What are your clients’ industries? Are your blogs and tweets about what you do or about what your clients do?

 

Here is What I Have Been Reading on Client Development This Week

I have decided each Friday to share with you the blog posts I have been reading over the last week. As you will see most of them are not written specifically for lawyers, but the content is valuable for lawyers. You will also see that it takes hardly any time to read them. The more important time you spend is reflecting on how you can use the points in your own practice. So start by reading Is Reading Blog Posts Worth Your Time?

If you or your firm is blogging, you have to read Chris Brogan's Build Ecosystems for Your Content 

If you want to learn more about client service read Los Angeles lawyer Staci Riordan blog Puttin on the Ritz She shares a story about the service she received at the Ritz Carlton in Philadelphia.
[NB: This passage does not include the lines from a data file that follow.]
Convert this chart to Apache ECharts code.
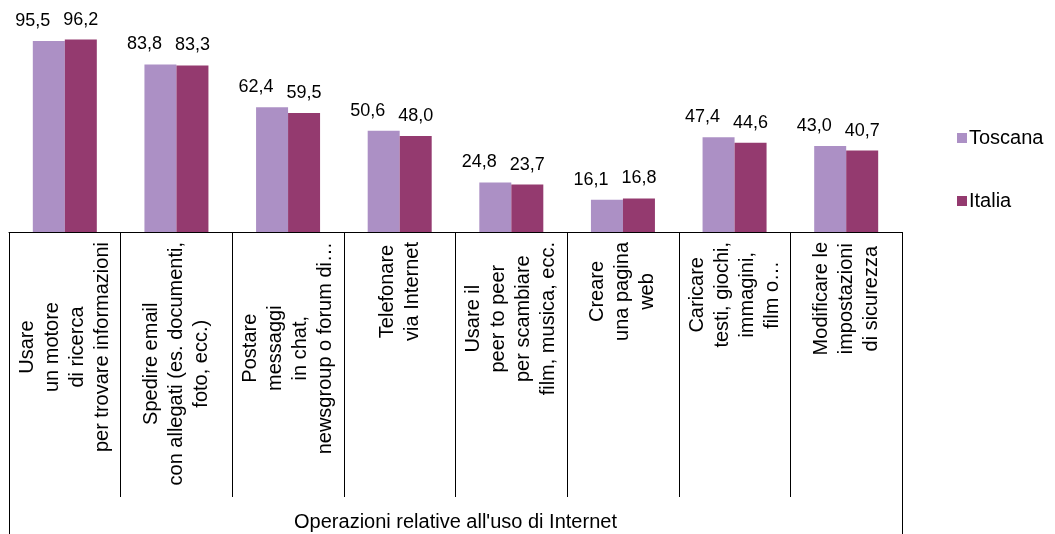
<!DOCTYPE html>
<html>
<head>
<meta charset="utf-8">
<script src="https://cdn.jsdelivr.net/npm/echarts@6/dist/echarts.min.js"></script>
<style>
  html, body { margin: 0; padding: 0; background: #fff; }
  #chart { width: 1055px; height: 534px; }
</style>
</head>
<body>
<div id="chart"></div>
<script>
const categories = [
  ['Usare', 'un motore', 'di ricerca', 'per trovare informazioni'],
  ['Spedire email', 'con allegati (es. documenti,', 'foto, ecc.)'],
  ['Postare', 'messaggi', 'in chat,', 'newsgroup o forum di…'],
  ['Telefonare', 'via Internet'],
  ['Usare il', 'peer to peer', 'per scambiare', 'film, musica, ecc.'],
  ['Creare', 'una pagina', 'web'],
  ['Caricare', 'testi, giochi,', 'immagini,', 'film o…'],
  ['Modificare le', 'impostazioni', 'di sicurezza']
];
const groupLabel = ["Operazioni relative all'uso di Internet"];
const seriesNames = ['Toscana', 'Italia'];
const toscana = [95.5, 83.8, 62.4, 50.6, 24.8, 16.1, 47.4, 43.0];
const italia  = [96.2, 83.3, 59.5, 48.0, 23.7, 16.8, 44.6, 40.7];

const FONT = "'Liberation Sans', Arial, sans-serif";
const fmt = p => p.value.toFixed(1).replace('.', ',');
const catNames = categories.map(c => c.join('\n'));

const chart = echarts.init(document.getElementById('chart'), null, { renderer: 'canvas' });
chart.setOption({
  animation: false,
  backgroundColor: '#fff',
  textStyle: { fontFamily: FONT, color: '#000' },
  grid: { left: 9, right: 153, top: 32, bottom: 302, containLabel: false },
  legend: {
    data: seriesNames,
    orient: 'vertical',
    left: 957,
    top: 128,
    padding: 0,
    itemWidth: 10,
    itemHeight: 10,
    itemGap: 43,
    icon: 'rect',
    textStyle: { fontFamily: FONT, fontSize: 20, color: '#000', padding: [0, 0, 0, -3] }
  },
  xAxis: [
    {
      type: 'category',
      position: 'bottom',
      data: catNames,
      axisLine: { show: true, lineStyle: { color: '#000', width: 1 } },
      axisTick: { show: true, length: 265, alignWithLabel: false, lineStyle: { color: '#000', width: 1 } },
      axisLabel: {
        interval: 0,
        rotate: 90,
        margin: 10,
        fontFamily: FONT,
        fontSize: 20,
        color: '#000',
        lineHeight: 25,
        formatter: v => v.split('\n').map(l => '{c|' + l + '}').join('\n'),
        rich: { c: { align: 'center', fontFamily: FONT, fontSize: 20, lineHeight: 25, color: '#000' } }
      },
      splitLine: { show: false }
    },
    {
      type: 'category',
      position: 'bottom',
      offset: 0,
      data: groupLabel,
      axisLine: { show: false },
      axisTick: { show: true, length: 302, alignWithLabel: false, lineStyle: { color: '#000', width: 1 } },
      axisLabel: { interval: 0, margin: 280, fontFamily: FONT, fontSize: 20, color: '#000' },
      splitLine: { show: false }
    }
  ],
  yAxis: { type: 'value', min: 0, max: 100, show: false, splitLine: { show: false } },
  series: [
    {
      name: seriesNames[0],
      type: 'bar',
      xAxisIndex: 0,
      data: toscana,
      barWidth: 32,
      barGap: '0%',
      itemStyle: { color: '#AC90C5' },
      label: { show: true, position: 'top', distance: 11, offset: [-16, 0], formatter: fmt, fontFamily: FONT, fontSize: 18, color: '#000' }
    },
    {
      name: seriesNames[1],
      type: 'bar',
      xAxisIndex: 0,
      data: italia,
      barWidth: 32,
      barGap: '0%',
      itemStyle: { color: '#943A6F' },
      label: { show: true, position: 'top', distance: 11, formatter: fmt, fontFamily: FONT, fontSize: 18, color: '#000' }
    }
  ]
});
</script>
</body>
</html>
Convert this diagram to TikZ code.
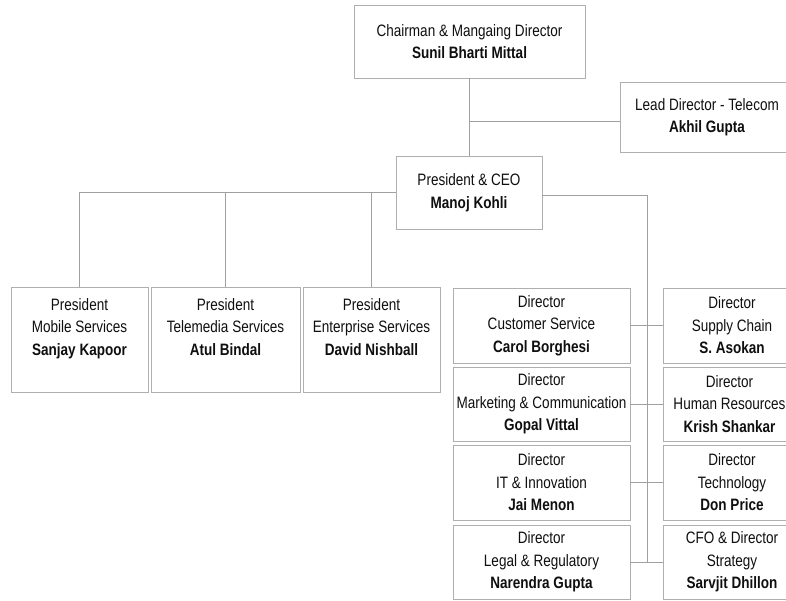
\documentclass[tikz,border=0pt]{standalone}
\usepackage{fontspec}
\setmainfont[FakeStretch=0.82]{Liberation Sans}
\definecolor{linec}{RGB}{160,160,160}
\definecolor{boxc}{RGB}{175,175,175}
\definecolor{txt}{RGB}{15,15,15}
\newcommand\myTopStrut{\rule{0pt}{12.5pt}}
\newcommand\myBotStrut{\rule[-26.5pt]{0pt}{0pt}}
\begin{document}
\begin{tikzpicture}[x=1pt,y=-1pt,
  orgbox/.style={draw=boxc, line width=0.9pt, align=center, inner sep=0pt, text=txt, font=\fontsize{16.5}{22.5}\selectfont},
  conn/.style={draw=linec, line width=0.9pt}]
\useasboundingbox (0,0) rectangle (786,600);
\fill[white] (0,0) rectangle (786,600);
% top
\node[orgbox, minimum width=231, minimum height=73] (chair) at (469.5,41.5) {Chairman \& Mangaing Director\\\textbf{Sunil Bharti Mittal}};
\node[orgbox, minimum width=174, minimum height=70] (lead) at (707,117) {Lead Director - Telecom\\\textbf{Akhil Gupta}};
\node[orgbox, minimum width=146, minimum height=73] (ceo) at (469,192.5) {President \& CEO\\\textbf{Manoj Kohli}};
% presidents
\node[orgbox, minimum width=137, minimum height=105] (mob) at (79.5,339.5) {\myTopStrut President\\Mobile Services\\\textbf{Sanjay Kapoor}\myBotStrut};
\node[orgbox, minimum width=149, minimum height=105] (tele) at (225.5,339.5) {\myTopStrut President\\Telemedia Services\\\textbf{Atul Bindal}\myBotStrut};
\node[orgbox, minimum width=137, minimum height=105] (ent) at (371.5,339.5) {\myTopStrut President\\Enterprise Services\\\textbf{David Nishball}\myBotStrut};
% directors left column
\node[orgbox, minimum width=177, minimum height=75] (cs) at (541.5,325.5) {Director\\Customer Service\\\textbf{Carol Borghesi}};
\node[orgbox, minimum width=177, minimum height=74] (mkt) at (541.5,404) {Director\\Marketing \& Communication\\\textbf{Gopal Vittal}};
\node[orgbox, minimum width=177, minimum height=75] (itd) at (541.5,482.5) {Director\\IT \& Innovation\\\textbf{Jai Menon}};
\node[orgbox, minimum width=177, minimum height=74] (legal) at (541.5,562) {Director\\Legal \& Regulatory\\\textbf{Narendra Gupta}};
% directors right column
\node[orgbox, minimum width=138, minimum height=75] (sc) at (732,325.5) {Director\\Supply Chain\\\textbf{S. Asokan}};
\node[orgbox, minimum width=133, minimum height=74] (hr) at (729.5,404) {Director\\Human Resources\\\textbf{Krish Shankar}};
\node[orgbox, minimum width=138, minimum height=75] (tech) at (732,482.5) {Director\\Technology\\\textbf{Don Price}};
\node[orgbox, minimum width=138, minimum height=74] (cfo) at (732,562) {CFO \& Director\\Strategy\\\textbf{Sarvjit Dhillon}};
% connectors
\coordinate (jl) at (469,121);
\coordinate (rb) at (647,195);
\draw[conn] (ceo.north) -- (ceo.north |- chair.south);
\draw[conn] (jl) -- (jl -| lead.west);
\draw[conn] (ceo.west) -| (mob.north);
\draw[conn] (tele.north) -- (tele.north |- ceo.west);
\draw[conn] (ent.north) -- (ent.north |- ceo.west);
\draw[conn] (ceo.east |- rb) -- (rb) -- (rb |- legal.east);
\draw[conn] (cs.east) -- (sc.west);
\draw[conn] (mkt.east) -- (hr.west);
\draw[conn] (itd.east) -- (tech.west);
\draw[conn] (legal.east) -- (cfo.west);
\end{tikzpicture}
\end{document}
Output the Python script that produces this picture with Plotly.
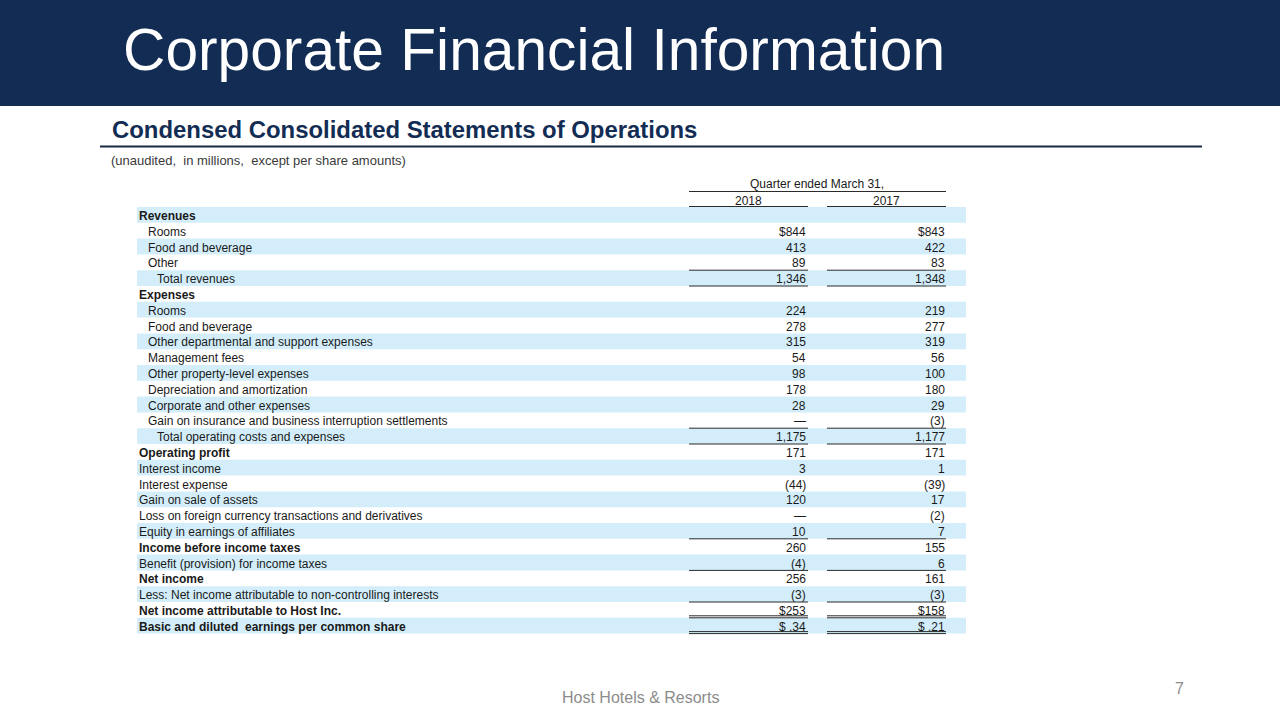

If you want to learn more about social media read 10 Ways to Leverage Social Media

If you are blogging and trying to get your blog retweeted, read 13 Ways to Get Your Blog Post Retweeted.

 

Finally for this week if you are wondering whether you are spending time on social media sites wisely read When Worth Your While Isn't Worth Your While


 

Blogging Secret: You Have to Get Them to Read More

 Are you blogging? If so, how much attention are you paying to your headline? Are you burying your main point? Your headline and first paragraph are the most important writing you do because they determine if your readers continue reading.

Suppose your potential clients are receiving your blog as an RSS Feed. All they will see is your headline. When they look at it, they will ask: "What's in it for me to read on?" Suppose your potential client  clicks on the link to your blog and reads your first paragraph. They will ask again: "What is in it for me to read further?"

So what does this mean? You have to write a compelling headline and first paragraph to persuade your clients to read further. 

When I wrote my monthly column for Roads and Bridges magazine, I sometimes got upset with the editors for editing my headline. In many instances the editor thought plays on words or being cute would capture the readers' attention. Maybe it did and if so I am grateful.

Instead of letting you look at a few blog posts and decide whether the lawyer writer has caused readers to read further, I thought I would take a couple of headlines and first paragraphs of my Roads and Bridges columns and let you decide.

The first is a column the editor titled: Bridge Project Marred in Contract Misrepresentations. While I think the headline could have been better, I do believe bridge builders would want to read on. I think my first paragraph was pretty effective. Here is what I said:

"Do you clearly understand the contract requirements that affect the work prior to bid? Sometimes knowing what your obligations are should cause you not to bid. Unfortunately, some contractors just have to bid anyway. That was what happened in D.C. McClain, Inc. v. Arlington County, 452 S.E.2d 659 (Va. 1995)."

What made that first paragraph effective? I believe more than anything else, it was my use of the word "you" and asking a question for the reader to answer.

Now let's look at one that I did not do as well. In this column, the editor chose Over Done as the title. While that is cute, it is not compelling. In the column I discussed a really important case for contractors, but here is how I began the column.

 "Long ago, there was no requirement to have a differing site condition or significant change in the character of the work clause in the state standard specifications. As some contractors know, Congress left a loophole under which states could “opt out” of having the clauses, and some states have done so."

While everything I said was true, contractor readers do not want a history lesson. They want to know how the new case impacts them and what they need to do. I did not get to those points until later in the column. So, I buried the lead, to use a journalism phrase.

How effective are your headlines? Will your potential clients want to read further? Are you burying your lead by giving history lessons? If so, your potential clients may never get to your main point.

 

Are You Writing Articles or Blogging? If So Practice, Practice Practice

 I just finished reading Chris Brogan's recent blog post The Writing Practice . It is a great piece well worth reading. He discusses how he comes up with ideas and how those ideas become a blog post. Then he makes the point that you should always be practicing your writing. I agree.

I wrote  a monthly column for Roads and Bridges magazine for close to 25 years. I know that my first columns were not as good as later columns. I began writing this blog in 2006. I hope my more recent posts are better than the posts I had those first few months.

If you are a young lawyer take an assignment you just finished and create an article or a blog post that potential clients would find valuable. Do it just for practice. Then do it again after the next assignment. Ask yourself how your potential clients would benefit from reading what you have written.